During a conference call in April, Hyundai’s Chief Finance Officer, Lee Seung-jo, stated that U.S. prices would initially remain stable but could increase after June 2, depending on market conditions. However, more than a month later, no decision has been made regarding potential price hikes.
In the U.S. market, Hyundai competes closely with Japanese automakers such as Toyota and Honda. Historically, Hyundai has positioned its vehicles as slightly more affordable while offering superior performance. If the company raises prices before its competitors, it risks losing sales due to increased costs.

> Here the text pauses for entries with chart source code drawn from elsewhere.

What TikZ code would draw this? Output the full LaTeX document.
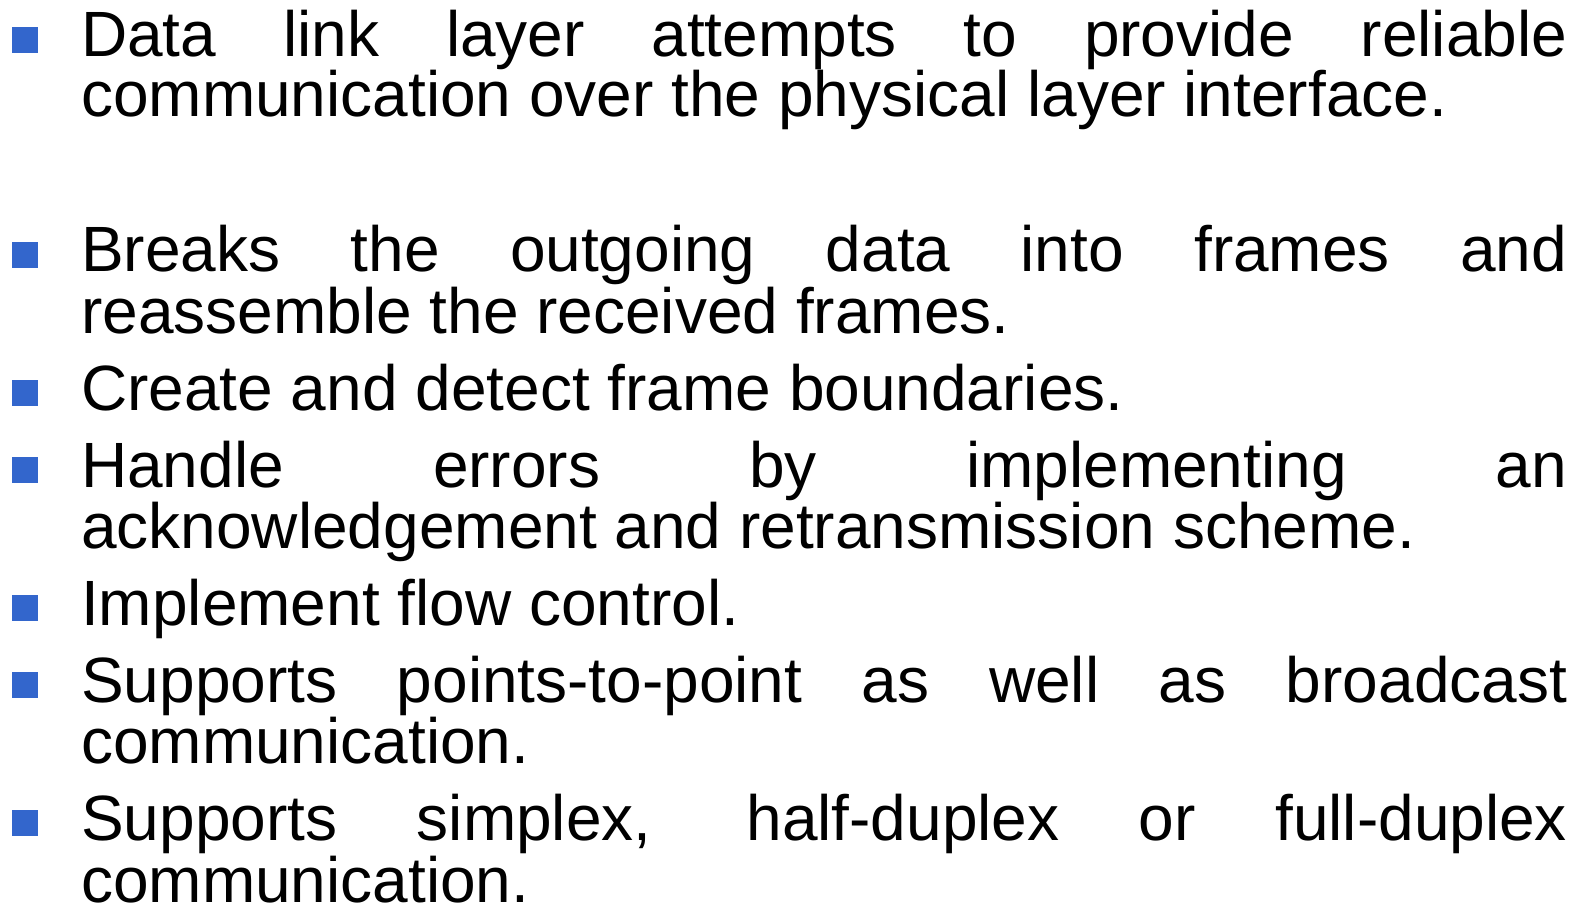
\documentclass[tikz,border=0pt]{standalone}
\usepackage{fontspec}
\setmainfont{Liberation Sans}
\definecolor{bulletblue}{RGB}{51,102,204}
\newcommand{\fullline}[1]{\makebox[1486pt][s]{#1}}
\begin{document}
\begin{tikzpicture}[
                            x=1pt, y=-1pt,
                            bul/.style={rectangle, fill=bulletblue, draw=none, minimum size=26pt, inner sep=0pt},
                            txt/.style={anchor=base west, inner sep=0pt, font=\fontsize{64}{60}\selectfont}
                        ]
                        \useasboundingbox (0,0) rectangle (1585,904);
                        % Bullets
                        \node [bul] (b1) at (25,40) {};
                        \node [bul] (b2) at (25,255) {};
                        \node [bul] (b3) at (25,393) {};
                        \node [bul] (b4) at (25,470) {};
                        \node [bul] (b5) at (25,608) {};
                        \node [bul] (b6) at (25,685) {};
                        \node [bul] (b7) at (25,823) {};

                        % Text
                        \node [txt] (t1a) at (81,57) {\fullline{Data link layer attempts to provide reliable}};
                        \node [txt] (t1b) at (81,117) {communication over the physical layer interface.};
                        \node [txt] (t2a) at (81,272) {\fullline{Breaks the outgoing data into frames and}};
                        \node [txt] (t2b) at (81,333) {reassemble the received frames.};
                        \node [txt] (t3) at (81,410) {Create and detect frame boundaries.};
                        \node [txt] (t4a) at (81,487) {\fullline{Handle errors by implementing an}};
                        \node [txt] (t4b) at (81,548) {acknowledgement and retransmission scheme.};
                        \node [txt] (t5) at (81,625) {Implement flow control.};
                        \node [txt] (t6a) at (81,702) {\fullline{Supports points-to-point as well as broadcast}};
                        \node [txt] (t6b) at (81,763) {communication.};
                        \node [txt] (t7a) at (81,840) {\fullline{Supports simplex, half-duplex or full-duplex}};
                        \node [txt] (t7b) at (81,902) {communication.};
                    \end{tikzpicture}
\end{document}
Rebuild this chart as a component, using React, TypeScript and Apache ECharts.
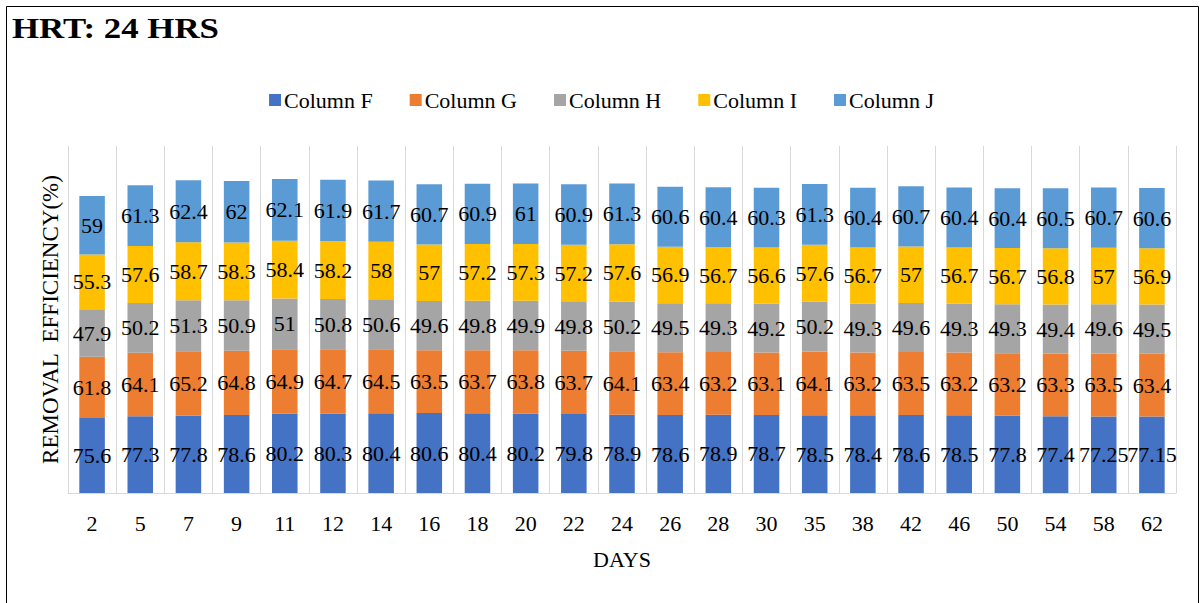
import React, { useEffect, useRef } from "react";
import * as echarts from "echarts";

const days = ["2", "5", "7", "9", "11", "12", "14", "16", "18", "20", "22", "24", "26", "28", "30", "35", "38", "42", "46", "50", "54", "58", "62"];
const columnF = [75.6, 77.3, 77.8, 78.6, 80.2, 80.3, 80.4, 80.6, 80.4, 80.2, 79.8, 78.9, 78.6, 78.9, 78.7, 78.5, 78.4, 78.6, 78.5, 77.8, 77.4, 77.25, 77.15];
const columnG = [61.8, 64.1, 65.2, 64.8, 64.9, 64.7, 64.5, 63.5, 63.7, 63.8, 63.7, 64.1, 63.4, 63.2, 63.1, 64.1, 63.2, 63.5, 63.2, 63.2, 63.3, 63.5, 63.4];
const columnH = [47.9, 50.2, 51.3, 50.9, 51, 50.8, 50.6, 49.6, 49.8, 49.9, 49.8, 50.2, 49.5, 49.3, 49.2, 50.2, 49.3, 49.6, 49.3, 49.3, 49.4, 49.6, 49.5];
const columnI = [55.3, 57.6, 58.7, 58.3, 58.4, 58.2, 58, 57, 57.2, 57.3, 57.2, 57.6, 56.9, 56.7, 56.6, 57.6, 56.7, 57, 56.7, 56.7, 56.8, 57, 56.9];
const columnJ = [59, 61.3, 62.4, 62, 62.1, 61.9, 61.7, 60.7, 60.9, 61, 60.9, 61.3, 60.6, 60.4, 60.3, 61.3, 60.4, 60.7, 60.4, 60.4, 60.5, 60.7, 60.6];

const seriesNames = ["Column F", "Column G", "Column H", "Column I", "Column J"];
const seriesColors = ["#4472C4", "#ED7D31", "#A5A5A5", "#FFC000", "#5B9BD5"];
const seriesData = [columnF, columnG, columnH, columnI, columnJ];

const FONT = "'Liberation Serif', 'Times New Roman', serif";

export default function App() {
  const ref = useRef<HTMLDivElement>(null);
  useEffect(() => {
    if (!ref.current) return;
    const chart = echarts.init(ref.current, null, { renderer: "svg" });
    chart.setOption({
      animation: false,
      backgroundColor: "#ffffff",
      textStyle: { fontFamily: FONT },
      graphic: [
        {
          type: "rect",
          shape: { x: 6.5, y: 6.5, width: 1192, height: 620 },
          style: { fill: "none", stroke: "#000", lineWidth: 1 },
          silent: true,
        },
        {
          type: "text",
          x: 12,
          y: 28,
          scaleX: 1.2,
          style: {
            text: "HRT: 24 HRS",
            fontFamily: FONT,
            fontSize: 29,
            fontWeight: "bold",
            fill: "#000",
            textAlign: "left",
            textVerticalAlign: "middle",
          },
          silent: true,
        },
      ],
      legend: {
        top: 84,
        left: "center",
        itemWidth: 12,
        itemHeight: 12,
        itemGap: 37,
        icon: "rect",
        textStyle: { fontFamily: FONT, fontSize: 22, color: "#000", padding: [0, 0, 0, -2] },
        data: seriesNames,
      },
      grid: { left: 68, right: 27, top: 146, bottom: 110 },
      xAxis: {
        type: "category",
        data: days,
        name: "DAYS",
        nameLocation: "middle",
        nameGap: 55,
        nameTextStyle: { fontFamily: FONT, fontSize: 22, color: "#000" },
        axisLine: { lineStyle: { color: "#d9d9d9" } },
        axisTick: { show: false },
        axisLabel: { fontFamily: FONT, fontSize: 22, color: "#000", margin: 19 },
        splitLine: { show: true, lineStyle: { color: "#d9d9d9" } },
      },
      yAxis: {
        type: "value",
        min: 0,
        max: 350,
        name: "REMOVAL  EFFICIENCY(%)",
        nameLocation: "middle",
        nameRotate: 90,
        nameGap: 6,
        nameTextStyle: { fontFamily: FONT, fontSize: 23, color: "#000" },
        axisLine: { show: false },
        axisTick: { show: false },
        axisLabel: { show: false },
        splitLine: { show: false },
      },
      series: seriesNames.map((name, i) => ({
        name,
        type: "bar",
        stack: "total",
        barWidth: "53%",
        data: seriesData[i],
        itemStyle: { color: seriesColors[i] },
        label: {
          show: true,
          position: "inside",
          fontFamily: FONT,
          fontSize: 22,
          color: "#000",
          textBorderWidth: 0,
        },
      })),
    });
    return () => chart.dispose();
  }, []);
  return (
    <div
      ref={ref}
      style={{ position: "absolute", left: 0, top: 0, width: 1203, height: 603 }}
    />
  );
}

For instance, the Hyundai Sonata midsize sedan is priced between $26,650 and $36,745 in the U.S. The Toyota Camry ranges from $28,700 to $36,425, while the Honda Accord is priced between $28,295 and $30,560. The lowest price of the Sonata is 6-7% lower than that of the Camry and Accord, but its highest price is already above both models. If Hyundai were to raise prices by just 10% to offset the tariffs, the top price of the Sonata could reach $40,000, significantly reducing its competitive edge.
Other major models, such as the Tucson SUV, also face similar challenges. The Tucson is priced between $28,000 and $42,970, which is close to the price range of the Toyota RAV4 ($28,850 to $42,355) and the Honda CR-V ($30,100 to $42,495). With minimal price differences, Hyundai finds it difficult to pass on the tariffs to consumers first, further complicating its strategy in the competitive U.S. market.